Raw data:

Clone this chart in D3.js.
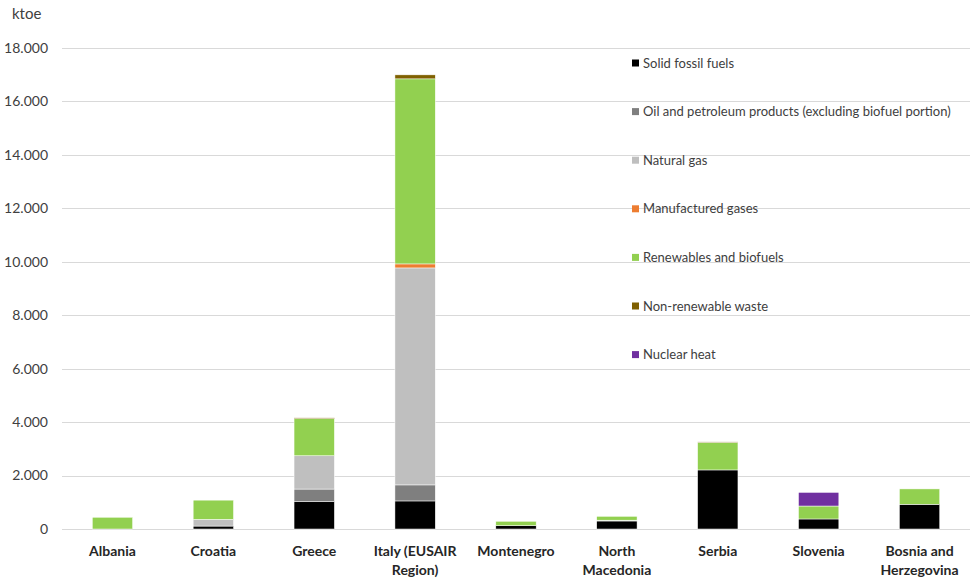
<!DOCTYPE html>
<html>
<head>
<meta charset="utf-8">
<script src="https://cdn.jsdelivr.net/npm/d3@7"></script>
<style>
  html, body { margin: 0; padding: 0; background: #fff; }
  svg { display: block; font-family: Lato, "Open Sans", sans-serif; }
</style>
</head>
<body>
<svg id="chart" width="974" height="580"></svg>
<script>
// Gross inland energy consumption by fuel, ktoe
const categories = ["Albania", "Croatia", "Greece", "Italy (EUSAIR Region)", "Montenegro",
  "North Macedonia", "Serbia", "Slovenia", "Bosnia and Herzegovina"];
const categoryLines = [["Albania"], ["Croatia"], ["Greece"], ["Italy (EUSAIR", "Region)"], ["Montenegro"],
  ["North", "Macedonia"], ["Serbia"], ["Slovenia"], ["Bosnia and", "Herzegovina"]];

const seriesNames = ["Solid fossil fuels", "Oil and petroleum products (excluding biofuel portion)",
  "Natural gas", "Manufactured gases", "Renewables and biofuels", "Non-renewable waste", "Nuclear heat"];
const seriesColors = ["#000000", "#7f7f7f", "#bfbfbf", "#ed7d31", "#92d050", "#7f6000", "#7030a0"];

const solidFossil   = [0,   110,  1020, 1050, 125, 300,  2210, 375, 925];
const oilPetroleum  = [0,   0,    475,  600,  0,   0,    0,    0,   0];
const naturalGas    = [0,   250,  1245, 8120, 0,   30,   0,    0,   0];
const manufactured  = [0,   0,    0,    150,  0,   0,    0,    0,   0];
const renewables    = [440, 720,  1390, 6925, 165, 145,  1030, 485, 575];
const nonRenewWaste = [0,   0,    30,   150,  0,   0,    20,   0,   0];
const nuclearHeat   = [0,   0,    0,    0,    0,   0,    0,    510, 0];

const yTicks = [0, 2000, 4000, 6000, 8000, 10000, 12000, 14000, 16000, 18000];
const yUnit = "ktoe";

const seriesValues = [solidFossil, oilPetroleum, naturalGas, manufactured, renewables, nonRenewWaste, nuclearHeat];

const rows = categories.map((c, i) => {
  const r = { category: c };
  seriesNames.forEach((s, k) => { r[s] = seriesValues[k][i]; });
  return r;
});

const svg = d3.select("#chart");
const margin = { left: 62, right: 4, top: 48, bottom: 51 };
const W = 974, H = 580;

const x = d3.scaleBand().domain(categories)
  .range([margin.left, W - margin.right]).paddingInner(0.6).paddingOuter(0.3);
const y = d3.scaleLinear().domain([0, 18000]).range([H - margin.bottom, margin.top]);

const locale = d3.formatLocale({ decimal: ",", thousands: ".", grouping: [3], currency: ["", ""] });
const fmt = locale.format(",");

// gridlines
svg.append("g").selectAll("line").data(yTicks).join("line")
  .attr("x1", margin.left).attr("x2", W - margin.right)
  .attr("y1", d => Math.round(y(d)) + 0.5).attr("y2", d => Math.round(y(d)) + 0.5)
  .attr("stroke", "#d9d9d9").attr("stroke-width", 1);

// y tick labels
svg.append("g").selectAll("text").data(yTicks).join("text")
  .attr("x", 48).attr("y", d => y(d)).attr("dy", "0.35em")
  .attr("text-anchor", "end").attr("font-size", 14).attr("fill", "#404040")
  .text(d => fmt(d));

svg.append("text").attr("x", 12).attr("y", 19).attr("font-size", 15).attr("fill", "#404040").text(yUnit);

// stacked bars
const stack = d3.stack().keys(seriesNames)(rows);
svg.append("g").selectAll("g").data(stack).join("g")
  .attr("fill", (d, i) => seriesColors[i])
  .selectAll("rect").data(d => d.filter(p => p[1] - p[0] > 0)).join("rect")
  .attr("x", d => x(d.data.category))
  .attr("width", x.bandwidth())
  .attr("y", d => y(d[1]))
  .attr("height", d => y(d[0]) - y(d[1]))
  .attr("stroke", "#ffffff").attr("stroke-width", 0.5);

// category labels
const cl = svg.append("g").selectAll("text").data(categories).join("text")
  .attr("text-anchor", "middle").attr("font-size", 14).attr("font-weight", "bold").attr("fill", "#262626")
  .attr("x", d => x(d) + x.bandwidth() / 2).attr("y", 556);
cl.selectAll("tspan").data((d, i) => categoryLines[i]).join("tspan")
  .attr("x", function () { return d3.select(this.parentNode).attr("x"); })
  .attr("dy", (d, i) => i === 0 ? 0 : 19)
  .text(d => d);

// legend
const leg = svg.append("g").selectAll("g").data(seriesNames).join("g")
  .attr("transform", (d, i) => `translate(632, ${63 + i * 48.6})`);
leg.append("rect").attr("x", 0).attr("y", -3.5).attr("width", 7).attr("height", 7)
  .attr("fill", (d, i) => seriesColors[i]);
leg.append("text").attr("x", 11).attr("dy", "0.35em").attr("font-size", 13).attr("fill", "#404040")
  .text(d => d);
</script>
</body>
</html>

Instructions for the task: Repeat, exactly and in full, each line from the start of the data to the line that contains "renewables, nonRenewWaste, nuclearHeat];". Pictures do not go in.

Written response:
Clone this chart in D3.js.
<!DOCTYPE html>
<html>
<head>
<meta charset="utf-8">
<script src="https://cdn.jsdelivr.net/npm/d3@7"></script>
<style>
  html, body { margin: 0; padding: 0; background: #fff; }
  svg { display: block; font-family: Lato, "Open Sans", sans-serif; }
</style>
</head>
<body>
<svg id="chart" width="974" height="580"></svg>
<script>
// Gross inland energy consumption by fuel, ktoe
const categories = ["Albania", "Croatia", "Greece", "Italy (EUSAIR Region)", "Montenegro",
  "North Macedonia", "Serbia", "Slovenia", "Bosnia and Herzegovina"];
const categoryLines = [["Albania"], ["Croatia"], ["Greece"], ["Italy (EUSAIR", "Region)"], ["Montenegro"],
  ["North", "Macedonia"], ["Serbia"], ["Slovenia"], ["Bosnia and", "Herzegovina"]];

const seriesNames = ["Solid fossil fuels", "Oil and petroleum products (excluding biofuel portion)",
  "Natural gas", "Manufactured gases", "Renewables and biofuels", "Non-renewable waste", "Nuclear heat"];
const seriesColors = ["#000000", "#7f7f7f", "#bfbfbf", "#ed7d31", "#92d050", "#7f6000", "#7030a0"];

const solidFossil   = [0,   110,  1020, 1050, 125, 300,  2210, 375, 925];
const oilPetroleum  = [0,   0,    475,  600,  0,   0,    0,    0,   0];
const naturalGas    = [0,   250,  1245, 8120, 0,   30,   0,    0,   0];
const manufactured  = [0,   0,    0,    150,  0,   0,    0,    0,   0];
const renewables    = [440, 720,  1390, 6925, 165, 145,  1030, 485, 575];
const nonRenewWaste = [0,   0,    30,   150,  0,   0,    20,   0,   0];
const nuclearHeat   = [0,   0,    0,    0,    0,   0,    0,    510, 0];

const yTicks = [0, 2000, 4000, 6000, 8000, 10000, 12000, 14000, 16000, 18000];
const yUnit = "ktoe";

const seriesValues = [solidFossil, oilPetroleum, naturalGas, manufactured, renewables, nonRenewWaste, nuclearHeat];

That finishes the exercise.